Rostowski conceded that, due to turmoil on global markets, Poland's economic growth next year might be below the 4.8-percent target set in the budget bill. As a result, he said, the government may be forced to revise the revenue and expenditure targets.

It is impossible to foresee the exact impact of the global crisis on the Polish economy, Rostowski said, but added that it was still too early for any definite changes to the budget bill.

The latest financial crisis, which originated in the United States, has already hit several banks and financial institutions in Europe. In order to prevent further bankruptcies, EU governments have decided to take joint action, and the euro-zone leaders held a summit in Paris Oct. 12. At the summit they agreed on a joint action plan under which each country is obligated to take shares in troubled banks, guarantee interbank loans in a bid to "unblock the credit market," buy corporate debt, and "do anything it takes" to restore confidence in the financial sector.

The financial crisis was also discussed at an EU summit in Brussels Oct. 15-16. At the close of the first day, French President Nicolas Sarkozy said that the bloc was determined to respond to the global financial crisis not only by taking emergency measures but also by "initiating the reconstruction of the global financial system."

All EU members agreed to hold an international conference by the year's end to work out new rules for the global financial system. "We are determined to go further.
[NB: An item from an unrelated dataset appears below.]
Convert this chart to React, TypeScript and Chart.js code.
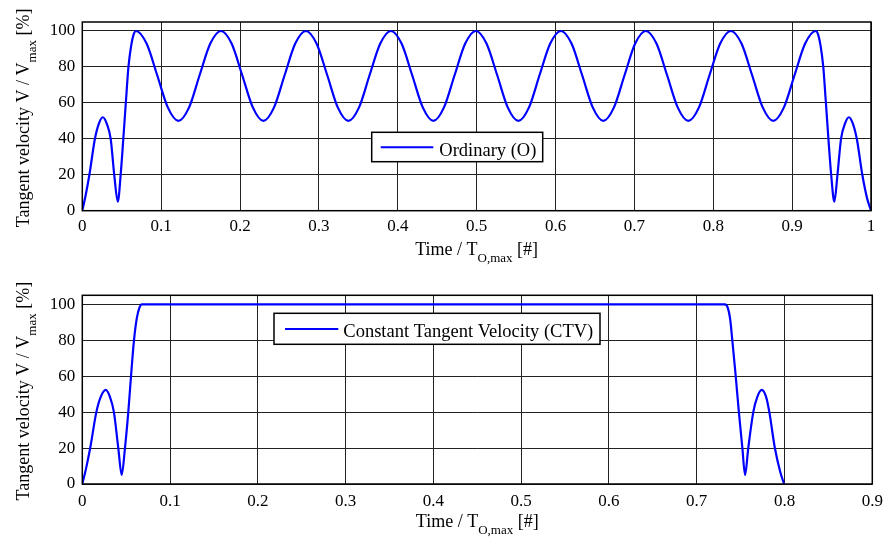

The reconstruction effort has to be global in scope," Sarkozy said. "We will present an ambitious, common vision. We want to draw conclusions from the crisis. We do not want it to happen again."
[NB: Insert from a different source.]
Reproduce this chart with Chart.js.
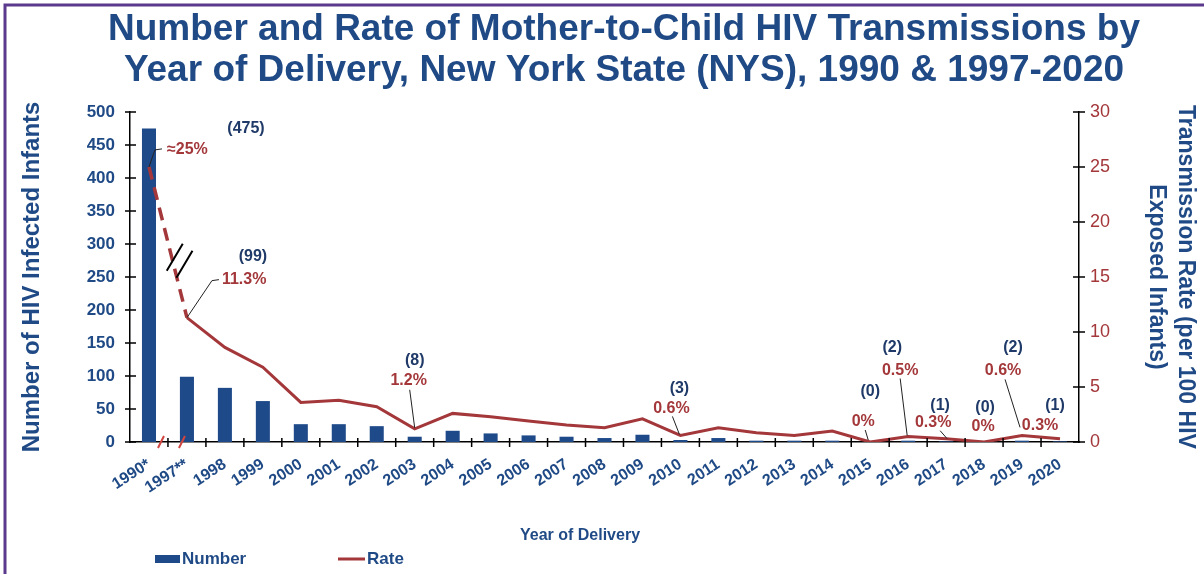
<!DOCTYPE html>
<html>
<head>
<meta charset="utf-8">
<script src="https://cdn.jsdelivr.net/npm/chart.js@4.4.1/dist/chart.umd.min.js"></script>
<style>
  html, body { margin: 0; padding: 0; background: #fff; }
  #wrap { width: 1204px; height: 574px; position: relative; }
</style>
</head>
<body>
<div id="wrap"><canvas id="myChart"></canvas></div>
<script>
// data
const years = ['1990*', '1997**', '1998', '1999', '2000', '2001', '2002', '2003', '2004', '2005',
  '2006', '2007', '2008', '2009', '2010', '2011', '2012', '2013', '2014', '2015',
  '2016', '2017', '2018', '2019', '2020'];
const infants = [475, 99, 82, 62, 27, 27, 24, 8, 17, 13, 10, 8, 6, 11, 3, 6, 2, 2, 2, 0, 2, 1, 0, 2, 1];
const rates = [25, 11.3, 8.6, 6.8, 3.6, 3.8, 3.2, 1.2, 2.6, 2.3, 1.9, 1.55, 1.3, 2.1, 0.6, 1.3, 0.85, 0.6, 1.0, 0, 0.5, 0.3, 0, 0.6, 0.3];
const leftTicks = [0, 50, 100, 150, 200, 250, 300, 350, 400, 450, 500];
const rightTicks = [0, 5, 10, 15, 20, 25, 30];

// labelled years
const labelIdx = [0, 1, 7, 14, 19, 20, 21, 22, 23, 24];
const numberText = ['(475)', '(99)', '(8)', '(3)', '(0)', '(2)', '(1)', '(0)', '(2)', '(1)'];
const rateText = ['≈25%', '11.3%', '1.2%', '0.6%', '0%', '0.5%', '0.3%', '0%', '0.6%', '0.3%'];

// where the labels sit, relative to the rate point (px)
const placement = [
  { n: [97, -38], r: [18, -17, 'left'], lead: [[0, 0], [6, -17], [13, -18]] },
  { n: [66, -61], r: [35, -38, 'left'], lead: [[0, 0], [25, -37], [32, -38]] },
  { n: [0, -68], r: [-6, -48], lead: [[-5, -39], [0, -1]] },
  { n: [-1, -47], r: [-9, -27], lead: [[-8, -19], [-1, -1]] },
  { n: [0, -50], r: [-7, -20], lead: [[-5, -12], [-2, -2]] },
  { n: [-16, -89], r: [-8, -66], lead: [[-8, -58], [-1, -1]] },
  { n: [-6, -33], r: [-13, -16], lead: [[-6, -8], [1, 0]] },
  { n: [1, -34], r: [-1, -15], lead: null },
  { n: [-9, -88], r: [-19, -65], lead: [[-17, -56], [-2, -8]] },
  { n: [-5, -33], r: [-20, -13], lead: null }
];

const NAVY = '#1F4A86';
const BAR = '#1F4A8A';
const DARK = '#1F3A68';
const RED = '#A3373A';
const FONT = "'Liberation Sans', Arial, sans-serif";

const overlay = {
  id: 'overlay',
  beforeDraw(chart) {
    const ctx = chart.ctx;
    ctx.save();
    ctx.fillStyle = '#fff';
    ctx.fillRect(0, 0, chart.width, chart.height);
    ctx.strokeStyle = '#5B3A8E';
    ctx.lineWidth = 3;
    ctx.beginPath();
    ctx.moveTo(5, chart.height);
    ctx.lineTo(5, 5);
    ctx.lineTo(chart.width, 5);
    ctx.stroke();
    ctx.restore();
  },
  afterDatasetsDraw(chart) {
    const ctx = chart.ctx;
    const { left, right, bottom } = chart.chartArea;
    const x = chart.scales.x, y = chart.scales.y, y1 = chart.scales.y1;
    ctx.save();

    // tick marks crossing the axes
    ctx.strokeStyle = '#000';
    ctx.lineWidth = 1.5;
    ctx.beginPath();
    leftTicks.forEach(v => {
      const py = y.getPixelForValue(v);
      ctx.moveTo(left - 5, py); ctx.lineTo(left + 6, py);
    });
    rightTicks.forEach(v => {
      const py = y1.getPixelForValue(v);
      ctx.moveTo(right - 6, py); ctx.lineTo(right + 6, py);
    });
    for (let i = 1; i < years.length; i++) {
      const bx = (x.getPixelForValue(i - 1) + x.getPixelForValue(i)) / 2;
      ctx.moveTo(bx, bottom - 4); ctx.lineTo(bx, bottom + 5);
    }
    ctx.stroke();

    // axis break between 1990 and 1997
    const b0 = (x.getPixelForValue(0) + x.getPixelForValue(1)) / 2;
    ctx.strokeStyle = '#D0453F';
    ctx.lineWidth = 2;
    ctx.beginPath();
    [-7, 14].forEach(dx => {
      ctx.moveTo(b0 + dx - 3, bottom + 6); ctx.lineTo(b0 + dx + 3, bottom - 6);
    });
    ctx.stroke();

    const p0x = x.getPixelForValue(0), p0y = y1.getPixelForValue(rates[0]);
    const p1x = x.getPixelForValue(1), p1y = y1.getPixelForValue(rates[1]);
    ctx.strokeStyle = '#000';
    ctx.lineWidth = 2;
    ctx.beginPath();
    [[0.6, 3], [0.645, 11]].forEach(([t, dx]) => {
      const cx = p0x + t * (p1x - p0x) + dx, cy = p0y + t * (p1y - p0y);
      ctx.moveTo(cx - 8, cy + 13.5); ctx.lineTo(cx + 8, cy - 13.5);
    });
    ctx.stroke();

    // value labels
    ctx.font = 'bold 16px ' + FONT;
    ctx.textBaseline = 'middle';
    labelIdx.forEach((idx, k) => {
      const px = x.getPixelForValue(idx), py = y1.getPixelForValue(rates[idx]);
      const pl = placement[k];
      if (pl.lead) {
        ctx.strokeStyle = '#222';
        ctx.lineWidth = 1;
        ctx.beginPath();
        pl.lead.forEach(([dx, dy], j) => {
          if (j === 0) ctx.moveTo(px + dx, py + dy); else ctx.lineTo(px + dx, py + dy);
        });
        ctx.stroke();
      }
      ctx.fillStyle = DARK;
      ctx.textAlign = 'center';
      ctx.fillText(numberText[k], px + pl.n[0], py + pl.n[1]);
      ctx.fillStyle = RED;
      ctx.textAlign = pl.r[2] || 'center';
      ctx.fillText(rateText[k], px + pl.r[0], py + pl.r[1]);
    });

    // x axis title (sits left of the plot centre in the original)
    ctx.font = 'bold 16px ' + FONT;
    ctx.fillStyle = NAVY;
    ctx.textAlign = 'center';
    ctx.fillText('Year of Delivery', 580, 536);

    // legend
    const ly = 559;
    ctx.fillStyle = BAR;
    ctx.fillRect(155, ly - 4, 25, 8);
    ctx.strokeStyle = RED;
    ctx.lineWidth = 3;
    ctx.beginPath(); ctx.moveTo(338, ly); ctx.lineTo(365, ly); ctx.stroke();
    ctx.font = 'bold 17px ' + FONT;
    ctx.fillStyle = NAVY;
    ctx.textAlign = 'left';
    ctx.fillText(chart.data.datasets[0].label, 182, ly);
    ctx.fillText(chart.data.datasets[1].label, 367, ly);
    ctx.restore();
  }
};

const ctx = document.getElementById('myChart').getContext('2d');
new Chart(ctx, {
  type: 'bar',
  data: {
    labels: years,
    datasets: [{
      label: 'Number',
      data: infants,
      backgroundColor: BAR,
      barPercentage: 0.37,
      categoryPercentage: 1,
      yAxisID: 'y',
      order: 1
    }, {
      type: 'line',
      label: 'Rate',
      data: rates,
      borderColor: RED,
      backgroundColor: RED,
      borderWidth: 3,
      pointRadius: 0,
      tension: 0,
      yAxisID: 'y1',
      order: 0,
      segment: {
        borderDash: c => c.p0DataIndex === 0 ? [13, 8] : undefined,
        borderWidth: c => c.p0DataIndex === 0 ? 3.5 : 3
      }
    }]
  },
  options: {
    responsive: true,
    maintainAspectRatio: false,
    animation: false,
    // right padding < 0 so the centred title lands where the original has it
    layout: { padding: { left: 0, right: -44, top: 0, bottom: 28 } },
    scales: {
      x: {
        afterFit: s => { s.height = 104; },
        grid: { display: false, drawTicks: false },
        border: { color: '#000', width: 1.5 },
        ticks: {
          maxRotation: 33, minRotation: 33, autoSkip: false, padding: 13,
          font: { family: FONT, size: 16, weight: 'bold' }, color: NAVY
        }
      },
      y: {
        position: 'left',
        min: 0, max: 500,
        afterFit: s => { s.width = 130; },
        grid: { display: false, drawTicks: false },
        border: { color: '#000', width: 1.5 },
        ticks: {
          stepSize: 50, padding: 15,
          font: { family: FONT, size: 17, weight: 'bold' }, color: NAVY
        },
        title: {
          display: true, text: 'Number of HIV Infected Infants', color: NAVY,
          font: { family: FONT, size: 24, weight: 'bold' },
          padding: { top: 18, bottom: 0 }
        }
      },
      y1: {
        position: 'right',
        min: 0, max: 30,
        afterFit: s => { s.width = 169; },
        grid: { display: false, drawTicks: false },
        border: { color: '#000', width: 1.5 },
        ticks: {
          stepSize: 5, padding: 11,
          font: { family: FONT, size: 18 }, color: RED
        },
        title: {
          display: true, text: ['Transmission Rate (per 100 HIV', 'Exposed Infants)'], color: NAVY,
          font: { family: FONT, size: 23, weight: 'bold', lineHeight: 1.26 },
          padding: { top: 48, bottom: 0 }
        }
      }
    },
    plugins: {
      legend: { display: false },
      tooltip: { enabled: false },
      title: {
        display: true,
        text: ['Number and Rate of Mother-to-Child HIV Transmissions by',
          'Year of Delivery, New York State (NYS), 1990 & 1997-2020'],
        color: NAVY,
        font: { family: FONT, size: 37, weight: 'bold', lineHeight: 1.12 },
        padding: { top: 9, bottom: 20 }
      }
    }
  },
  plugins: [overlay]
});
</script>
</body>
</html>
According to Sarkozy, the point is to coordinate activities not only within the euro zone or the EU, but on a global scale, including the United States, from where the crisis spread to Europe. Sarkozy called for measures to strengthen supervision over cross-border financial institutions.

One concrete measure already taken is the European Commission's proposal that all banking deposits of up to 50,000 euros should be guaranteed across the EU. The guaranteed amount would be raised to 100,000 euros by the end of 2009. The European commission also recommended that money should be paid back to clients of insolvent banks within three days, instead of up to nine months as is the case now. Poland has already introduced deposit guarantees of up to 50,000 euros, or zl.175,000.
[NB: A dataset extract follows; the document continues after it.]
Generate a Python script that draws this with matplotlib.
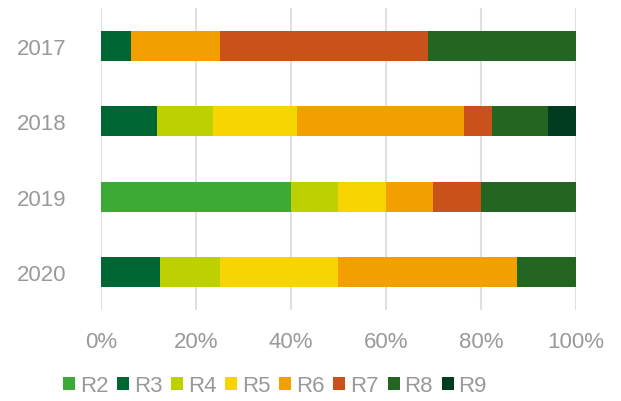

Sławomir Skrzypek, head of Poland's central bank, said the country's banking system was safe, but confidence on the interbank market needed to be strengthened. "The fundamentals of the Polish economy are very strong, but the National Bank of Poland is monitoring market developments and getting ready to take action if necessary to keep our banking system safe," he said. "This safety depends first of all on confidence, and this is why I want to stress again that the condition of Polish banks is good and stable."

The Polish authorities have approved a confidence package, or a set of measures designed to smooth the operation of the country's banking system.

The package focuses on making sure that banks have access to zloty-denominated loans for periods longer than one day as well as access to loans denominated in foreign currencies. Another goal is to make it easier for banks to increase their liquidity. The measures will help prevent problems that banks could have with access to money, Skrzypek said. He added, however, that no such danger existed for the time being.

Polish banking officials praised the confidence package. Krzysztof Pietraszkiewicz, head of the Association of Polish Banks, said the package was a good move though it was too early to predict just how effective it would be.

The strong foundations of the Polish economy and the stability of the country's banking system have not prevented the local stock market from slumping. Analysts say the second week of October was one of the worst weeks in the 17-year history of the Warsaw Stock Exchange. Its WIG20 blue-chip index lost 15.3 percent over the week in what was the market's sharpest weekly decline since April 1994. The global financial crisis has also affected the zloty, which has lost more than 10 percent to the euro and around 20 percent to the dollar over the past month.